Speaking at the opening of the 2025 Press Week of the Nigeria Union of Journalists (NUJ), Ogun State Council, Salisu said the plan is designed to deliver fibre presence “in every ward,” adding that studies show a 10% rise in fibre penetration can lift GDP growth by at least 2%.
“We are at the cusp of another revolution,” he said, likening the moment to the liberalisation era of 1998/99. He noted that government is courting private capital alongside public investment: “We don’t want this to just be government infrastructure alone; we want private sector participation so it comes with corporate governance.”
Salisu said the National Assembly is advancing an omnibus National Digital Economy and E-Government Bill to modernise legacy statutes and legally equate digital with physical records and signatures. He added that the digital economy’s share of GDP has climbed from under 1% in the late 1990s to nearly 20%, but remains short of potential without legal and infrastructure upgrades.
On artificial intelligence, Salisu highlighted Nigeria’s National AI Strategy, developed via an open “AI Collective” portal, which he said has been recognised globally. He urged newsrooms to treat AI as “an enabler, not a replacer,” warning it could also fuel “quackery” if standards slip. Journalism schools, he argued, must embed technology in curricula, while working journalists pursue continuous capacity building. He also flagged ongoing work to repeal and re-enact the Cybercrime law, balancing free expression with national security, and called for industry self-regulation: “Create standards and codes of conduct so audiences can tell professional outlets from pretenders.”

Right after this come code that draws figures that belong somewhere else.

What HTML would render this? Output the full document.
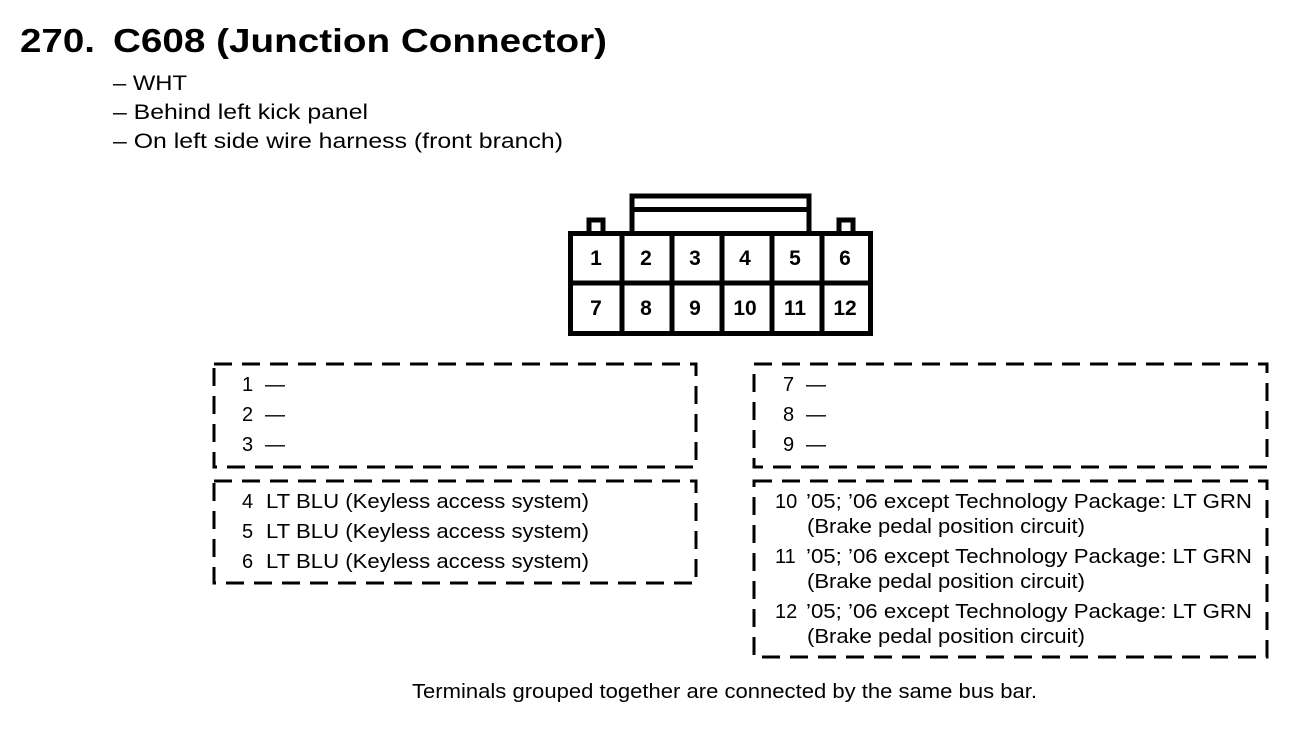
<!DOCTYPE html>
<html><head><style>
body{margin:0;background:#fff;}
</style></head><body>
<svg width="1312" height="744" xmlns="http://www.w3.org/2000/svg" font-family="Liberation Sans, Arial, sans-serif">
<rect width="1312" height="744" fill="#fff"/>
<g font-size="33" font-weight="bold">
<text x="20" y="52" textLength="75" lengthAdjust="spacingAndGlyphs">270.</text>
<text x="113" y="52" textLength="494" lengthAdjust="spacingAndGlyphs">C608 (Junction Connector)</text>
</g>
<g font-size="21">
<text x="113" y="90" textLength="74" lengthAdjust="spacingAndGlyphs">– WHT</text>
<text x="113" y="119" textLength="255" lengthAdjust="spacingAndGlyphs">– Behind left kick panel</text>
<text x="113" y="148" textLength="450" lengthAdjust="spacingAndGlyphs">– On left side wire harness (front branch)</text>
</g>
<g fill="none" stroke="#000" stroke-width="5">
<rect x="632" y="196" width="177" height="40"/>
<line x1="632" y1="209.5" x2="809" y2="209.5"/>
<path d="M589 236 V220 H603 V236"/>
<path d="M839 236 V220 H853 V236"/>
</g>
<rect x="570.5" y="233.5" width="300" height="100" fill="#fff" stroke="#000" stroke-width="5"/>
<g stroke="#000" stroke-width="5">
<line x1="622" y1="233" x2="622" y2="334"/>
<line x1="672" y1="233" x2="672" y2="334"/>
<line x1="722" y1="233" x2="722" y2="334"/>
<line x1="772" y1="233" x2="772" y2="334"/>
<line x1="822" y1="233" x2="822" y2="334"/>
<line x1="570" y1="283" x2="871" y2="283"/>
</g>
<g font-size="21" font-weight="bold" text-anchor="middle">
<text x="596" y="265">1</text><text x="646" y="265">2</text><text x="695" y="265">3</text><text x="745" y="265">4</text><text x="795" y="265">5</text><text x="845" y="265">6</text>
<text x="596" y="315">7</text><text x="646" y="315">8</text><text x="695" y="315">9</text><text x="745" y="315">10</text><text x="795" y="315">11</text><text x="845" y="315">12</text>
</g>
<g fill="none" stroke="#000" stroke-width="3" stroke-dasharray="18 10">
<rect x="214" y="364" width="482" height="103"/>
<rect x="214" y="481" width="482" height="102"/>
<rect x="754" y="364" width="513" height="103"/>
<rect x="754" y="481" width="513" height="176"/>
</g>
<g font-size="20">
<text x="242" y="391">1</text><text x="265" y="391">—</text>
<text x="242" y="421">2</text><text x="265" y="421">—</text>
<text x="242" y="451">3</text><text x="265" y="451">—</text>
<text x="242" y="508">4</text><text x="266" y="508" textLength="323" lengthAdjust="spacingAndGlyphs">LT BLU (Keyless access system)</text>
<text x="242" y="538">5</text><text x="266" y="538" textLength="323" lengthAdjust="spacingAndGlyphs">LT BLU (Keyless access system)</text>
<text x="242" y="568">6</text><text x="266" y="568" textLength="323" lengthAdjust="spacingAndGlyphs">LT BLU (Keyless access system)</text>
<text x="783" y="391">7</text><text x="806" y="391">—</text>
<text x="783" y="421">8</text><text x="806" y="421">—</text>
<text x="783" y="451">9</text><text x="806" y="451">—</text>
<text x="775" y="508">10</text><text x="806" y="508" textLength="446" lengthAdjust="spacingAndGlyphs">’05; ’06 except Technology Package: LT GRN</text>
<text x="807" y="533" textLength="278" lengthAdjust="spacingAndGlyphs">(Brake pedal position circuit)</text>
<text x="775" y="563">11</text><text x="806" y="563" textLength="446" lengthAdjust="spacingAndGlyphs">’05; ’06 except Technology Package: LT GRN</text>
<text x="807" y="588" textLength="278" lengthAdjust="spacingAndGlyphs">(Brake pedal position circuit)</text>
<text x="775" y="618">12</text><text x="806" y="618" textLength="446" lengthAdjust="spacingAndGlyphs">’05; ’06 except Technology Package: LT GRN</text>
<text x="807" y="643" textLength="278" lengthAdjust="spacingAndGlyphs">(Brake pedal position circuit)</text>
<text x="412" y="698" textLength="625" lengthAdjust="spacingAndGlyphs">Terminals grouped together are connected by the same bus bar.</text>
</g>
</svg>
</body></html>
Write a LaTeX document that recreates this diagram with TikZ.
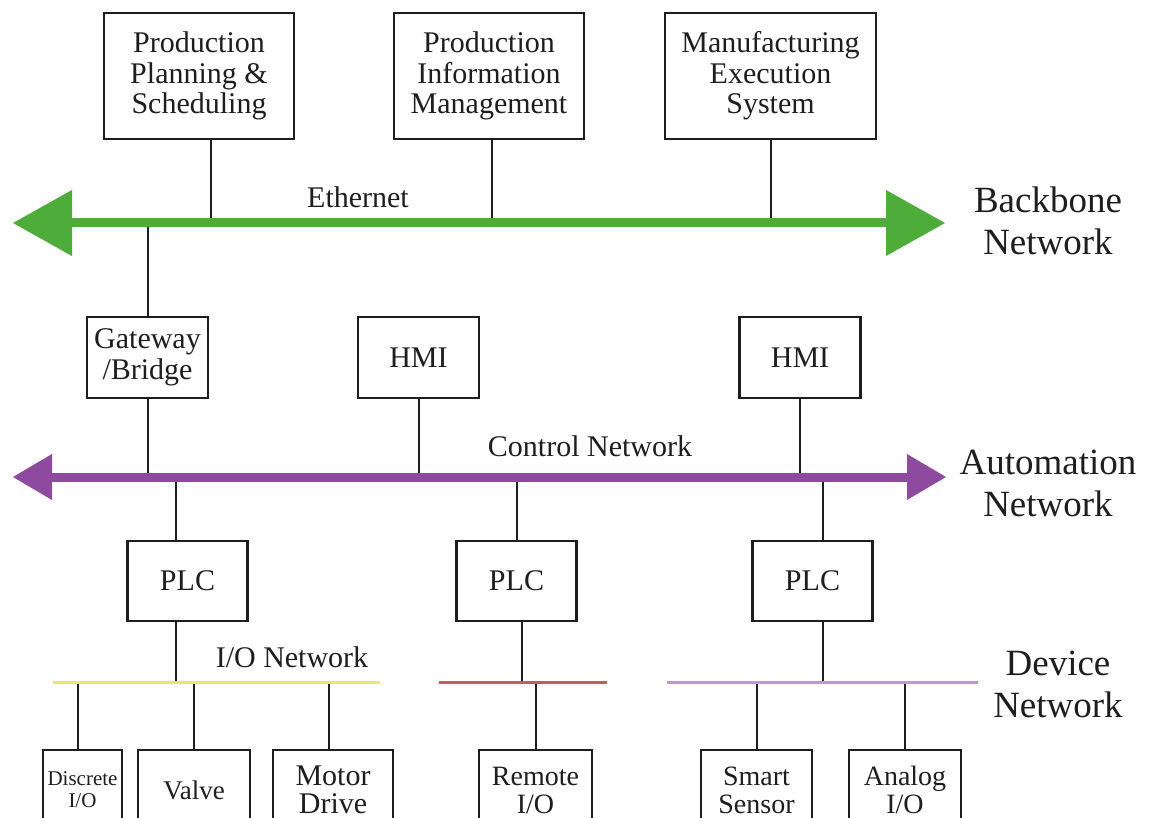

In a keynote, Ogun State Head of Service, Kehinde Onasanya, said Nigeria lacks clear rules for disclosing AI-generated content in text, images, audio and video, urging the NUJ to publish a widely adopted code of practice.
NUJ Ogun chairman Wale Olanrewaju said AI is reshaping newsgathering and distribution. “Our responsibility is to prepare our members not just to adapt, but to lead… and ensure technology enhances credibility rather than diminishes it.”
Salisu did not disclose a deployment timeline, but said the administration has been pitching the fibre programme to investors following the UN General Assembly.